A college education must work at a deeper level to open up the imaginative capacity of students to gain fulfillment in ways that our social structure often precludes. Quite simply, we as a society must learn new ways to live a good life, ways that are dismissed by the dominant cultural values of late Capitalism. To rise to the unprecedented challenge of climate change, we must collectively work to define a new American Dream, a new set of essential “goods” that a human life might aspire to.
What if solidarity with the Third-world poor or environmental stewardship became the deepest aspirations of our society? What if conservation were embedded as one of our deepest moral goods? What if our global interconnectedness and the mutual responsibility it entails were conceived of as a source of happiness far deeper than that gained from the endless cycle of wanton consumption that too many call the American Dream. If these were our dominant cultural values, climate change—and all the flying, driving, and electricity usage that causes is—would seem to violate the values we hold most dear. Changes aimed at averting climate would be welcomed as a necessity and not a burden. To have a different society—one which doesn’t provide endless opportunities for consumption to the few at the expense of the many and the environment, we must become a different kind of human being, with new aspirations, belief systems, and priorities.

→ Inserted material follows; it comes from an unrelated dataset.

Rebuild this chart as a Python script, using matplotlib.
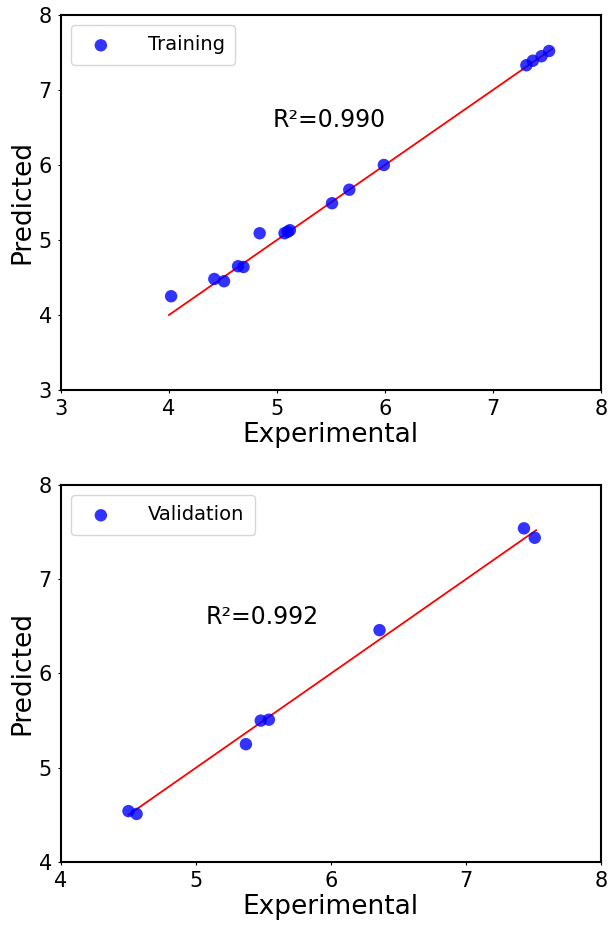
import matplotlib
matplotlib.use("Agg")
import matplotlib.pyplot as plt
import numpy as np

# Training data
train_exp = [4.02, 4.42, 4.51, 4.64, 4.69, 4.84, 5.07, 5.10, 5.12, 5.51, 5.67, 5.99, 7.31, 7.37, 7.45, 7.52]
train_pred = [4.25, 4.48, 4.45, 4.65, 4.64, 5.09, 5.09, 5.11, 5.13, 5.49, 5.67, 6.00, 7.33, 7.39, 7.45, 7.52]
train_line = [4.0, 7.55]
train_r2 = "R²=0.990"

# Validation data
val_exp = [4.50, 4.56, 5.48, 5.54, 5.37, 6.36, 7.43, 7.51]
val_pred = [4.54, 4.51, 5.50, 5.51, 5.25, 6.46, 7.54, 7.44]
val_line = [4.5, 7.52]
val_r2 = "R²=0.992"

fig = plt.figure(figsize=(6.08, 9.25), dpi=100)
ax1 = fig.add_axes([0.1003, 0.5784, 0.888, 0.4054])
ax2 = fig.add_axes([0.1003, 0.0681, 0.888, 0.4076])

def draw(ax, x, y, line, label, r2, r2pos, xlim, ylim):
    ax.scatter(x, y, s=80, color='blue', alpha=0.8, label=label, zorder=3, edgecolors='none')
    ax.plot(line, line, color='red', lw=1.3, zorder=2)
    ax.set_xlim(*xlim)
    ax.set_ylim(*ylim)
    ax.set_xticks(np.arange(xlim[0], xlim[1] + 1))
    ax.set_yticks(np.arange(ylim[0], ylim[1] + 1))
    ax.tick_params(labelsize=15, length=2.5, pad=4)
    ax.set_xlabel("Experimental", fontsize=19, labelpad=2)
    ax.set_ylabel("Predicted", fontsize=19, labelpad=2)
    ax.text(r2pos[0], r2pos[1], r2, fontsize=17, va='center', ha='left')
    for s in ax.spines.values():
        s.set_linewidth(1.5)
    ax.legend(loc='upper left', fontsize=14, handletextpad=1.4, borderpad=0.55)

draw(ax1, train_exp, train_pred, train_line, "Training", train_r2, (4.96, 6.6), (3, 8), (3, 8))
draw(ax2, val_exp, val_pred, val_line, "Validation", val_r2, (5.07, 6.6), (4, 8), (4, 8))

fig.savefig("out.png", dpi=100)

Many college graduates feel that they found themselves at college; that those four (or two, or five) years made them the people they will be for the rest of their life. Colleges have a unique opportunity to shape the desires and ethics of the people whose lifestyles and political orientation will largely determine whether our society is able to restructure itself. With so much at stake, institutions of higher education must use their critical position to awaken an imaginative capacity within their students that will allow them to militate for deep societal changes—not out of a patronizing, aloof ascetism, but out of the desire to live in a way that is fundamentally, incontrovertibly good.